With contract negotiations between the United Auto Workers union and General Motors still unresolved, it makes sense to take a moment and look back at some of the events that led us to this point. No doubt about it, the closure of the GM Lordstown plant in Ohio was considered one of the major breaking points between General Motors and the United Auto Workers, and contributed in a major way to the ongoing UAW strike. Now, a new documentary will take a closer look at the GM Lordstown plant closure, as previewed in the following two-minute teaser video.
The video features sweeping shots of the sprawling 6.2-million-square-foot GM Lordstown facility, as well as narration from various GM employees affected by its closure.
“If the plant was closing because it was unproductive or bleeding the company dry, that would be different,” says one of the narrators. “But that plant is not closing for them reasons.”
The new documentary, titled “Bring It Home,” will chronicle the stories of the hundreds of employees that lost their jobs when the GM Lordstown plant closed down earlier this year.
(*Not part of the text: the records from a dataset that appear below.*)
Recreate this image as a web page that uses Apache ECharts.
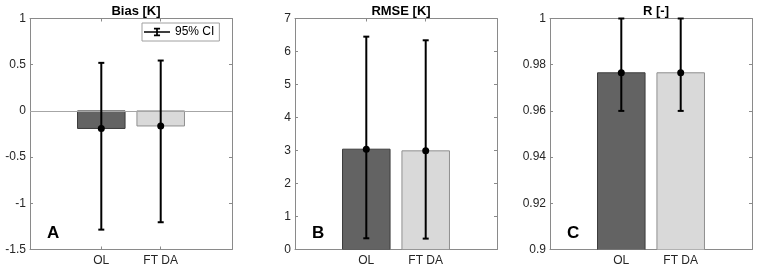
<!DOCTYPE html>
<html>
<head>
<meta charset="utf-8">
<script src="https://cdn.jsdelivr.net/npm/echarts@6/dist/echarts.min.js"></script>
<style>
  html, body { margin: 0; padding: 0; background: #fff; }
  #chart { width: 765px; height: 270px; }
</style>
</head>
<body>
<div id="chart"></div>
<script>
const categories = ["OL", "FT DA"];
const catPos = [1, 2];

const biasMean = [-0.19, -0.163];
const biasLow = [-1.285, -1.205];
const biasHigh = [0.52, 0.545];

const rmseMean = [3.04, 2.99];
const rmseLow = [0.34, 0.33];
const rmseHigh = [6.45, 6.34];

const rMean = [0.9765, 0.9765];
const rLow = [0.96, 0.96];
const rHigh = [1.0, 1.0];

const barColors = ["#636363", "#d9d9d9"];
const barEdges = ["#3c3c3c", "#8f8f8f"];
const axisGray = "#8a8a8a";
const font = "Liberation Sans, Arial, sans-serif";

const panels = [
  { title: "Bias [K]", letter: "A", left: 30, mean: biasMean, low: biasLow, high: biasHigh, min: -1.5, max: 1, interval: 0.5, dec: 1 },
  { title: "RMSE [K]", letter: "B", left: 295, mean: rmseMean, low: rmseLow, high: rmseHigh, min: 0, max: 7, interval: 1, dec: 0 },
  { title: "R [-]", letter: "C", left: 550, mean: rMean, low: rLow, high: rHigh, min: 0.9, max: 1, interval: 0.02, dec: 2 },
];

const gridW = 202, gridTop = 18.5, gridH = 231;

let grid = [], xAxis = [], yAxis = [], series = [], title = [];

panels.forEach((p, i) => {
  grid.push({ left: p.left, top: gridTop, width: gridW, height: gridH });
  title.push({
    text: p.title, left: p.left + gridW / 2, top: 0, textAlign: "center",
    textStyle: { fontFamily: font, fontSize: 13, fontWeight: "bold", color: "#000" },
  });
  title.push({
    text: p.letter, left: p.left + 12, top: 220,
    textStyle: { fontFamily: font, fontSize: 17, fontWeight: "bold", color: "#000" },
  });

  // bottom + top x axes
  xAxis.push({
    gridIndex: i, type: "value", min: -0.2, max: 3.2, position: "bottom",
    axisLine: { show: true, onZero: false, lineStyle: { color: axisGray } },
    axisTick: { show: true, inside: true, length: 3, customValues: catPos, lineStyle: { color: axisGray } },
    axisLabel: {
      customValues: catPos, margin: 5,
      formatter: (v) => categories[Math.round(v) - 1] || "",
      fontFamily: font, fontSize: 12, color: "#262626",
    },
    splitLine: { show: false },
  });
  xAxis.push({
    gridIndex: i, type: "value", min: -0.2, max: 3.2, position: "top",
    axisLine: { show: true, onZero: false, lineStyle: { color: axisGray } },
    axisTick: { show: true, inside: true, length: 3, customValues: catPos, lineStyle: { color: axisGray } },
    axisLabel: { show: false },
    splitLine: { show: false },
  });
  // left + right y axes
  yAxis.push({
    gridIndex: i, type: "value", min: p.min, max: p.max, interval: p.interval, position: "left",
    axisLine: { show: true, onZero: false, lineStyle: { color: axisGray } },
    axisTick: { show: true, inside: true, length: 3, lineStyle: { color: axisGray } },
    axisLabel: {
      formatter: (v) => String(parseFloat(v.toFixed(p.dec))),
      fontFamily: font, fontSize: 12, color: "#262626", margin: 4,
    },
    splitLine: { show: false },
  });
  yAxis.push({
    gridIndex: i, type: "value", min: p.min, max: p.max, interval: p.interval, position: "right",
    axisLine: { show: true, onZero: false, lineStyle: { color: axisGray } },
    axisTick: { show: true, inside: true, length: 3, lineStyle: { color: axisGray } },
    axisLabel: { show: false },
    splitLine: { show: false },
  });

  const xi = i * 2, yi = i * 2;

  // bars
  series.push({
    type: "custom", xAxisIndex: xi, yAxisIndex: yi, clip: true, z: 2,
    data: p.mean.map((m, k) => [catPos[k], m, k]),
    renderItem: (params, api) => {
      const x = api.value(0), y = api.value(1), k = api.value(2);
      const a = api.coord([x - 0.4, 0]);
      const b = api.coord([x + 0.4, y]);
      return {
        type: "rect",
        shape: { x: a[0], y: Math.min(a[1], b[1]), width: b[0] - a[0], height: Math.abs(b[1] - a[1]) },
        style: { fill: barColors[k], stroke: barEdges[k], lineWidth: 1 },
      };
    },
    markLine: i === 0 ? {
      silent: true, symbol: "none", label: { show: false },
      lineStyle: { color: "#a6a6a6", type: "solid", width: 1 },
      data: [{ yAxis: 0 }],
    } : undefined,
  });

  // error bars
  series.push({
    type: "custom", name: i === 0 ? "95% CI" : "ci" + i, xAxisIndex: xi, yAxisIndex: yi, z: 5,
    itemStyle: { color: "#000" },
    data: p.mean.map((m, k) => [catPos[k], m, p.low[k], p.high[k]]),
    renderItem: (params, api) => {
      const x = api.value(0);
      const c = api.coord([x, api.value(1)]);
      const lo = api.coord([x, api.value(2)]);
      const hi = api.coord([x, api.value(3)]);
      const st = { stroke: "#000", lineWidth: 2 };
      return {
        type: "group",
        children: [
          { type: "line", shape: { x1: lo[0], y1: lo[1], x2: hi[0], y2: hi[1] }, style: st },
          { type: "line", shape: { x1: lo[0] - 3, y1: lo[1], x2: lo[0] + 3, y2: lo[1] }, style: st },
          { type: "line", shape: { x1: hi[0] - 3, y1: hi[1], x2: hi[0] + 3, y2: hi[1] }, style: st },
          { type: "circle", shape: { cx: c[0], cy: c[1], r: 3.5 }, style: { fill: "#000" } },
        ],
      };
    },
  });
});

const chart = echarts.init(document.getElementById("chart"));
chart.setOption({
  animation: false,
  title: title,
  grid: grid,
  xAxis: xAxis,
  yAxis: yAxis,
  legend: {
    data: [{
      name: "95% CI",
      icon: "path://M0,4h30v2h-30z M14,0h2v10h-2z M11.5,0h7v2h-7z M11.5,8h7v2h-7z",
    }],
    left: 142, top: 23, padding: [3, 5, 3, 2],
    itemWidth: 26, itemHeight: 11,
    borderColor: "#a0a0a0", borderWidth: 1, backgroundColor: "#fff",
    selectedMode: false,
    textStyle: { fontFamily: font, fontSize: 12, color: "#000" },
  },
  series: series,
});
</script>
</body>
</html>
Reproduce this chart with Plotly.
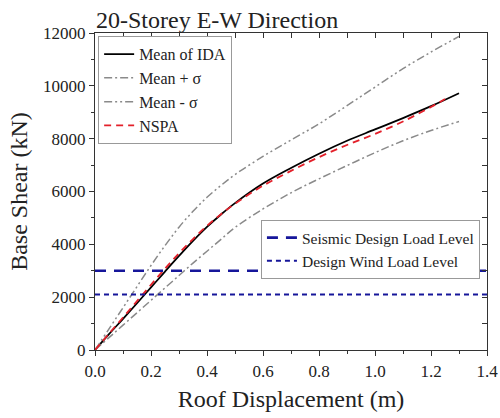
import plotly.graph_objects as go

# ---- data ----
disp = [0, 0.05, 0.1, 0.15, 0.2, 0.25, 0.3, 0.35, 0.4, 0.45, 0.5, 0.6, 0.7, 0.8, 0.9, 1.0, 1.1, 1.2, 1.3]
mean_ida = [0, 600, 1180, 1770, 2370, 2970, 3560, 4130, 4660, 5130, 5560, 6300, 6890, 7430, 7920, 8350, 8780, 9230, 9720]
mean_plus = [0, 470, 940, 1410, 1880, 2350, 2820, 3290, 3740, 4190, 4640, 5340, 5950, 6480, 6980, 7470, 7920, 8310, 8650]
mean_minus = [0, 800, 1600, 2400, 3200, 3950, 4650, 5250, 5780, 6230, 6640, 7330, 7950, 8560, 9250, 9950, 10650, 11280, 11870]
nspa_disp = [0, 0.05, 0.1, 0.15, 0.2, 0.25, 0.3, 0.35, 0.4, 0.45, 0.5, 0.6, 0.7, 0.8, 0.9, 1.0, 1.1, 1.2, 1.25]
nspa = [0, 620, 1230, 1850, 2470, 3080, 3660, 4200, 4700, 5140, 5540, 6220, 6780, 7300, 7760, 8180, 8650, 9200, 9500]
seismic_level = 3000
wind_level = 2100
x_range = [0, 1.4]
y_range = [0, 12000]

FONT = "Liberation Serif"
BLUE = "#16169a"
GRAY = "#8a8a8a"

fig = go.Figure()
fig.add_trace(go.Scatter(x=disp, y=mean_ida, mode="lines", name="Mean of IDA",
                         line=dict(color="black", width=1.8, shape="spline"), legend="legend"))
fig.add_trace(go.Scatter(x=disp, y=mean_plus, mode="lines", name="Mean + σ",
                         line=dict(color=GRAY, width=1.5, dash="8px,3px,2px,3px", shape="spline"), legend="legend"))
fig.add_trace(go.Scatter(x=disp, y=mean_minus, mode="lines", name="Mean - σ",
                         line=dict(color=GRAY, width=1.5, dash="8px,3px,2px,3px,2px,3px", shape="spline"), legend="legend"))
fig.add_trace(go.Scatter(x=nspa_disp, y=nspa, mode="lines", name="NSPA",
                         line=dict(color="#e3202a", width=1.8, dash="7px,5px", shape="spline"), legend="legend"))
fig.add_trace(go.Scatter(x=x_range, y=[seismic_level, seismic_level], mode="lines",
                         name="Seismic Design Load Level",
                         line=dict(color=BLUE, width=2.6, dash="11px,8px"), legend="legend2"))
fig.add_trace(go.Scatter(x=x_range, y=[wind_level, wind_level], mode="lines",
                         name="Design Wind Load Level",
                         line=dict(color=BLUE, width=2.2, dash="5px,4px"), legend="legend2"))

fig.update_layout(
    width=500, height=418,
    margin=dict(l=95, r=13, t=33, b=68, autoexpand=False),
    plot_bgcolor="white", paper_bgcolor="white",
    font=dict(family=FONT, color="#222222", size=16),
    xaxis=dict(range=x_range, dtick=0.2, tickformat=".1f", showgrid=False, zeroline=False,
               showline=True, linecolor="#333", linewidth=1.2, mirror=True, automargin=False,
               ticks="outside", ticklen=5, tickcolor="#333",
               minor=dict(dtick=0.1, ticks="outside", ticklen=3, tickcolor="#333"),
               tickfont=dict(size=17, family=FONT),
               title=dict(text="Roof Displacement (m)", font=dict(size=24, family=FONT), standoff=10)),
    yaxis=dict(range=y_range, dtick=2000, tickformat="d", showgrid=False, zeroline=False,
               showline=True, linecolor="#333", linewidth=1.2, mirror=True, automargin=False,
               ticks="outside", ticklen=5, tickcolor="#333",
               minor=dict(dtick=1000, ticks="outside", ticklen=3, tickcolor="#333"),
               tickfont=dict(size=17, family=FONT),
               title=dict(text="Base Shear (kN)", font=dict(size=24, family=FONT), standoff=8)),
    xaxis2=dict(range=x_range, overlaying="x", side="top", dtick=0.1, ticks="inside", ticklen=5,
                tickcolor="#333", showticklabels=False, showgrid=False, zeroline=False, automargin=False),
    yaxis2=dict(range=y_range, overlaying="y", side="right", dtick=1000, ticks="inside", ticklen=5,
                tickcolor="#333", showticklabels=False, showgrid=False, zeroline=False, automargin=False),
    legend=dict(x=0.008, y=0.99, xanchor="left", yanchor="top", bgcolor="white",
                bordercolor="#999", borderwidth=1, font=dict(size=16, family=FONT),
                tracegroupgap=0, itemwidth=30),
    legend2=dict(x=0.982, y=0.41, xanchor="right", yanchor="top", bgcolor="white",
                 bordercolor="#999", borderwidth=1, font=dict(size=15.5, family=FONT),
                 tracegroupgap=0, itemwidth=30),
    annotations=[dict(text="20-Storey E-W Direction", xref="paper", yref="paper", x=0, y=1,
                      xanchor="left", yanchor="bottom", showarrow=False, yshift=-2, xshift=-1,
                      font=dict(size=24, family=FONT, color="#222"))],
)
# invisible trace to activate top/right tick axes
fig.add_trace(go.Scatter(x=[None], y=[None], xaxis="x2", yaxis="y2", showlegend=False, hoverinfo="skip"))

fig.write_html("out.html", config={"displayModeBar": False},
               post_script="document.body.style.margin='0';")
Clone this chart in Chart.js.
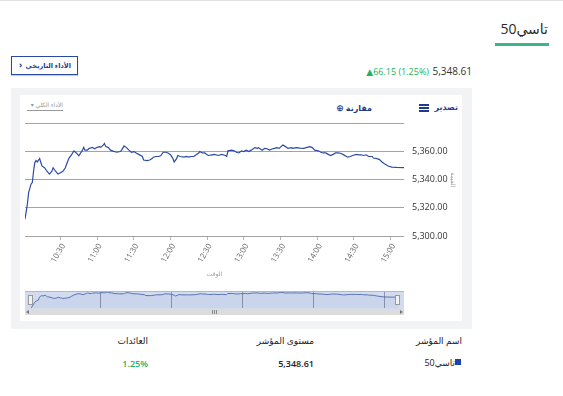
<!DOCTYPE html>
<html lang="ar">
<head>
<meta charset="utf-8">
<script src="https://cdn.jsdelivr.net/npm/chart.js@4.4.1/dist/chart.umd.min.js"></script>
<style>
  body { margin: 0; width: 563px; height: 396px; position: relative; background: #fff; overflow: hidden;
         font-family: "Open Sans", "DejaVu Sans", sans-serif; color: #333; }
  .abs { position: absolute; white-space: nowrap; }
  .rtl { direction: rtl; }
</style>
</head>
<body>
<script>
// minutes after 10:00 and index level
const times = [1, 3, 4, 6, 7, 8, 9, 10, 11, 13, 14, 15, 17, 19, 21, 23, 24, 26, 27, 28,
  30, 32, 34, 35, 37, 39, 41, 43, 45, 48, 49, 50, 52, 53, 56, 58, 60, 62, 63, 65,
  66, 67, 69, 71, 73, 76, 79, 80, 82, 84, 86, 88, 90, 92, 94, 97, 98, 101, 103, 105,
  106, 108, 110, 112, 114, 116, 118, 120, 122, 123, 125, 126, 128, 131, 133, 135, 137, 139, 141, 143,
  144, 146, 148, 150, 151, 154, 156, 159, 162, 165, 166, 167, 170, 172, 174, 176, 178, 180, 182, 184,
  186, 189, 191, 192, 195, 197, 199, 201, 203, 205, 207, 209, 211, 212, 214, 216, 219, 220, 223, 226,
  229, 231, 234, 236, 238, 241, 243, 245, 247, 249, 251, 253, 255, 257, 259, 261, 264, 265, 267, 269,
  272, 274, 276, 278, 280, 282, 285, 286, 289, 291, 293, 295, 298, 301, 305, 311];
const values = [5312, 5323, 5331, 5337, 5338, 5346, 5352, 5353.6, 5352.6, 5355, 5352, 5349.6, 5348.5, 5346, 5344, 5346, 5348.5, 5346, 5345, 5344,
  5345, 5346, 5348.5, 5351, 5355.4, 5357.7, 5360.5, 5359, 5357, 5361, 5363, 5361, 5361, 5362, 5363, 5362, 5363, 5363.5, 5363, 5364.6,
  5365.8, 5363.5, 5363, 5361, 5360.3, 5359.5, 5360, 5361, 5364, 5362.8, 5361, 5359.5, 5360, 5358.9, 5358, 5356.5, 5354, 5353.6, 5354, 5355,
  5356, 5356.5, 5356.5, 5357, 5359.5, 5359.5, 5359, 5357.7, 5355, 5352.6, 5355, 5357.2, 5356.5, 5356, 5356.5, 5356, 5356.5, 5356.5, 5357.7, 5359,
  5360, 5359, 5359, 5357.7, 5357.2, 5357.7, 5358, 5357.2, 5358, 5357.2, 5356.5, 5360.5, 5361, 5360.5, 5359.5, 5359, 5360.5, 5360, 5361, 5360,
  5361, 5362.8, 5362.3, 5362.8, 5361, 5362.3, 5362, 5361, 5361.8, 5362.3, 5362.8, 5362.3, 5364, 5364.6, 5363.5, 5362.3, 5362.8, 5362.3, 5362.8, 5362.5,
  5362.3, 5362.8, 5363.5, 5362.8, 5361, 5360.5, 5359.5, 5359, 5359, 5358, 5357.2, 5358, 5359, 5359, 5358.8, 5358, 5356.5, 5356, 5356.5, 5357.2,
  5358, 5357.7, 5357.7, 5357.2, 5357.7, 5356.5, 5356.5, 5355.4, 5355, 5354.3, 5352.6, 5351.3, 5349.7, 5349, 5348.7, 5348.61];

const xTickLabels = ['10:30', '11:00', '11:30', '12:00', '12:30', '13:00', '13:30', '14:00', '14:30', '15:00'];
const yTickValues = [5300, 5320, 5340, 5360, 5380];
const navTickLabels = ['11:00', '12:00', '13:00', '14:00', '15:00'];

const lastValue = '5,348.61';
const change = '66.15';
const changePct = '1.25%';
</script>

<!-- top strip -->
<div class="abs" style="left:0;top:0;width:563px;height:1px;background:#e2e2e2"></div>

<!-- title -->
<div class="abs rtl" style="right:15px;top:19px;font-size:14px;color:#2a2a2a">تاسي50</div>
<div class="abs" style="left:495px;top:43px;width:54px;height:3px;background:#3db58a"></div>

<!-- history button -->
<div class="abs" style="left:11px;top:56px;width:65px;height:17px;border:1px solid #2a4aa0;box-shadow:0 1px 1px #ccc"></div>
<div class="abs rtl" style="right:492px;top:57px;font-size:6.6px;font-weight:bold;color:#1f3a8c;line-height:17px">الأداء التاريخي</div>
<div class="abs" style="left:19px;top:57px;font-size:9px;font-weight:bold;color:#1f3a8c;line-height:16px">›</div>

<!-- price -->
<div class="abs" id="price" style="right:91px;top:64px;font-size:10px;color:#333"></div>
<div class="abs" id="chg" style="right:134px;top:65px;font-size:9px;color:#22b35c"></div>

<!-- panel -->
<div class="abs" style="left:11px;top:88px;width:461px;height:241px;background:#f2f3f5"></div>
<div class="abs" style="left:20px;top:95px;width:442px;height:226px;background:#fff"></div>

<!-- chart toolbar -->
<div class="abs rtl" style="right:105px;top:101px;font-size:8px;font-weight:bold;color:#1f3a8c">تصدير</div>
<div class="abs" style="left:419px;top:104px;width:10px;height:2px;background:#1f3a8c"></div>
<div class="abs" style="left:419px;top:107px;width:10px;height:2px;background:#1f3a8c"></div>
<div class="abs" style="left:419px;top:110px;width:10px;height:2px;background:#1f3a8c"></div>
<div class="abs rtl" style="right:191px;top:101px;font-size:8px;font-weight:bold;color:#1f3a8c">مقارنة <span style="font-size:9px">⊕</span></div>
<div class="abs rtl" style="left:27px;top:101px;width:36px;font-size:6px;color:#999;border-bottom:1px solid #999;padding-bottom:1px">الأداء الكلي ▾</div>

<!-- main chart -->
<canvas id="main" width="440" height="175" class="abs" style="left:20px;top:110px"></canvas>

<!-- navigator -->
<canvas id="nav" width="379" height="18" class="abs" style="left:25px;top:291px;background:#d3dcef"></canvas>
<div class="abs" style="left:25px;top:291px;width:379px;height:1px;background:#b8b8b8"></div>
<div class="abs" style="left:28px;top:295px;width:3px;height:8px;background:#f2f2f2;border:1px solid #999"></div>
<div class="abs" style="left:395px;top:295px;width:3px;height:8px;background:#f2f2f2;border:1px solid #999"></div>

<!-- scrollbar -->
<div class="abs" style="left:25px;top:309px;width:379px;height:6px;background:#dcdcdc"></div>
<div class="abs" style="left:26px;top:310px;width:0;height:0;border-top:2px solid transparent;border-bottom:2px solid transparent;border-right:3px solid #777"></div>
<div class="abs" style="left:400px;top:310px;width:0;height:0;border-top:2px solid transparent;border-bottom:2px solid transparent;border-left:3px solid #777"></div>
<div class="abs" style="left:212px;top:310px;width:1px;height:4px;background:#888;box-shadow:2px 0 0 #888,4px 0 0 #888"></div>

<!-- table -->
<div class="abs rtl" style="right:101px;top:334px;font-size:9px;color:#222">اسم المؤشر</div>
<div class="abs rtl" style="right:249px;top:334px;font-size:9px;color:#222">مستوى المؤشر</div>
<div class="abs rtl" style="right:415px;top:334px;font-size:9px;color:#222">العائدات</div>
<div class="abs" style="left:455px;top:359px;width:6px;height:6px;background:#1f3fb5"></div>
<div class="abs rtl" style="right:108px;top:356px;font-size:9px;color:#222">تاسي50</div>
<div class="abs" id="rowLevel" style="right:249px;top:357px;font-size:9px;font-weight:600;color:#222"></div>
<div class="abs" id="rowPct" style="right:415px;top:357px;font-size:9px;font-weight:600;color:#22b35c"></div>

<script>
document.getElementById('price').textContent = lastValue;
document.getElementById('chg').textContent = '▲' + change + ' (' + changePct + ')';
document.getElementById('rowLevel').textContent = lastValue;
document.getElementById('rowPct').textContent = changePct;

const toMin = l => (parseInt(l.split(':')[0]) - 10) * 60 + parseInt(l.split(':')[1]);
const points = times.map((t, i) => ({ x: t, y: values[i] }));
const tMin = times[0];
const tMax = times[times.length - 1];

Chart.defaults.font.family = '"Open Sans", "DejaVu Sans", sans-serif';

// grafico principal
new Chart(document.getElementById('main'), {
  type: 'line',
  data: {
    datasets: [{
      data: points,
      borderColor: '#2b4ca3',
      borderWidth: 1.2,
      pointRadius: 0,
      tension: 0,
      fill: false
    }]
  },
  options: {
    responsive: false,
    animation: false,
    layout: { padding: { top: 8, left: 5, right: 0, bottom: 3 } },
    plugins: { legend: { display: false }, tooltip: { enabled: false } },
    scales: {
      x: {
        type: 'linear',
        min: tMin,
        max: tMax,
        afterBuildTicks: s => { s.ticks = xTickLabels.map(l => ({ value: toMin(l) })); },
        afterFit: s => { s.height = 46; },
        grid: { drawOnChartArea: false, drawTicks: true, tickLength: 4, color: '#b5b5b5' },
        border: { display: false },
        ticks: {
          autoSkip: false, minRotation: 60, maxRotation: 60, padding: 2, labelOffset: 3,
          color: '#666', font: { size: 8 },
          callback: (v, i) => xTickLabels[i]
        },
        title: { display: true, text: 'الوقت', color: '#999', font: { size: 6 }, padding: { top: 0, bottom: 4 } }
      },
      y: {
        position: 'right',
        min: yTickValues[0],
        max: yTickValues[yTickValues.length - 1],
        afterBuildTicks: s => { s.ticks = yTickValues.map(v => ({ value: v })); },
        afterFit: s => { s.width = 56; },
        grid: { color: '#a3a3a3', drawTicks: false },
        border: { display: false },
        ticks: {
          padding: 8, color: '#333', font: { size: 9 },
          callback: v => v === yTickValues[yTickValues.length - 1] ? '' :
            v.toLocaleString('en-US', { minimumFractionDigits: 2, maximumFractionDigits: 2 })
        },
        title: { display: true, text: 'القيمة', color: '#999', font: { size: 6 }, padding: { top: 4, bottom: 0 } }
      }
    }
  }
});

// navegador
new Chart(document.getElementById('nav'), {
  type: 'line',
  data: {
    datasets: [{
      data: points,
      borderColor: '#5874b4',
      borderWidth: 1,
      pointRadius: 0,
      tension: 0,
      fill: true,
      backgroundColor: 'rgba(51,92,173,0.06)'
    }]
  },
  options: {
    responsive: false,
    animation: false,
    layout: { padding: { top: 1, left: 6, right: 6, bottom: 1 } },
    plugins: { legend: { display: false }, tooltip: { enabled: false } },
    scales: {
      x: {
        type: 'linear',
        min: tMin,
        max: tMax,
        afterBuildTicks: s => { s.ticks = navTickLabels.map(l => ({ value: toMin(l) })); },
        afterFit: s => { s.height = 0; },
        grid: { color: '#8a93a8', drawTicks: false },
        border: { display: false },
        ticks: {
          autoSkip: false, maxRotation: 0, align: 'start', padding: -9, labelOffset: 2,
          color: '#666', font: { size: 8 },
          callback: (v, i) => navTickLabels[i]
        }
      },
      y: { display: false, min: Math.min(...values), max: Math.max(...values) }
    }
  }
});
</script>
</body>
</html>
The trailer below captures some of the anger, fear, and frustration surrounding that event, as expressed firsthand by Lordstown employees.
“They’re a U.S. company that was saved by U.S. taxpayers,” says another narrator. “They went from on the verge of shutting down to more than $10 billion in profit.”
The GM Lordstown plant was shuttered on March 6th, 53 years after it first opened in 1966. The plant produced some 16 million vehicles during that time, including the Chevrolet Impala, Bel Air, Cobalt, and Cruze.
As for the future of the Ohio plant, it remains to be seen what will happen. Earlier this year, it was reported that the plant could be sold to EV startup Workhorse Group Inc., while back in September, GM hinted that it would offer “solutions” for the GM Lordstown employees, with rumors pointing to a possible allocation of battery cell production.